### SUPPLIED MATERIAL
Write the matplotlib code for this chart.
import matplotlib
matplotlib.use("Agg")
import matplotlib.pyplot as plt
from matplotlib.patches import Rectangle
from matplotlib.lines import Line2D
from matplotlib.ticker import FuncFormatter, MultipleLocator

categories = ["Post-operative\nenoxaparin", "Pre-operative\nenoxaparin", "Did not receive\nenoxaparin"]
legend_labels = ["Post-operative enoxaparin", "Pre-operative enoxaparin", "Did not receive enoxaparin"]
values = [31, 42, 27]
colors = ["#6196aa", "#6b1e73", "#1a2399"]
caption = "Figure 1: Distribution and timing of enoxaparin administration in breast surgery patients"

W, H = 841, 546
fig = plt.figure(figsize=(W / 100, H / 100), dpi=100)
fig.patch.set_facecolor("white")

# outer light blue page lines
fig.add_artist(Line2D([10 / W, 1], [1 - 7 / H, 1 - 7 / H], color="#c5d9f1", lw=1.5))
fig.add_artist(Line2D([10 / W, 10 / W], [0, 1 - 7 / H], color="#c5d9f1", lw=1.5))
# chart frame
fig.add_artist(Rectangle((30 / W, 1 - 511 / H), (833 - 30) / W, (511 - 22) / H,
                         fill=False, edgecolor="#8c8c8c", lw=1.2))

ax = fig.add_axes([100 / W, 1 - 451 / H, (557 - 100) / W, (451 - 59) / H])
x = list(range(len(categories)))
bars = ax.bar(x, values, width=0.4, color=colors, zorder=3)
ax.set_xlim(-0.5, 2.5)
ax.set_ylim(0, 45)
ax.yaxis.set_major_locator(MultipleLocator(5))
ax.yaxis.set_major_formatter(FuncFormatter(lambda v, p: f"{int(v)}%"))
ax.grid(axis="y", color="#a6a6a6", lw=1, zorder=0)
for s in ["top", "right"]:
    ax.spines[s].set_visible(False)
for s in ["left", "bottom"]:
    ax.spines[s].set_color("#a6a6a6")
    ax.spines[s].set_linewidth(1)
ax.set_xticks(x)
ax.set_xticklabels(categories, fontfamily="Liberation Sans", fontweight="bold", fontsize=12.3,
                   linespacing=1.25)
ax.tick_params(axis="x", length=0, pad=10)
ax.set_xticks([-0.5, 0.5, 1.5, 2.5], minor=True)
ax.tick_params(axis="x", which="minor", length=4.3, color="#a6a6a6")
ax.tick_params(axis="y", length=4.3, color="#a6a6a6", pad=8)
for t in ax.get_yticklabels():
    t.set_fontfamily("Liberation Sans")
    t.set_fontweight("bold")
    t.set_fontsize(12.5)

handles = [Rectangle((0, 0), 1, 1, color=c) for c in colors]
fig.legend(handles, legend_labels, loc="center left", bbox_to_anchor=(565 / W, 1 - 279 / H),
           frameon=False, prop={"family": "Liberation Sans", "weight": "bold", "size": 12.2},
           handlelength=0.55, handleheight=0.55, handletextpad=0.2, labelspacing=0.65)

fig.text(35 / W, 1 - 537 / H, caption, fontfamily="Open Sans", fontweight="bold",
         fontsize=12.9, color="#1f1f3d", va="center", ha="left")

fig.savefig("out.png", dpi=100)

### BRIEF
Which lines include "matplotlib"? Copy each of them out.

### WRITTEN SOLUTION
Write the matplotlib code for this chart.
import matplotlib
matplotlib.use("Agg")
import matplotlib.pyplot as plt
from matplotlib.patches import Rectangle
from matplotlib.lines import Line2D
from matplotlib.ticker import FuncFormatter, MultipleLocator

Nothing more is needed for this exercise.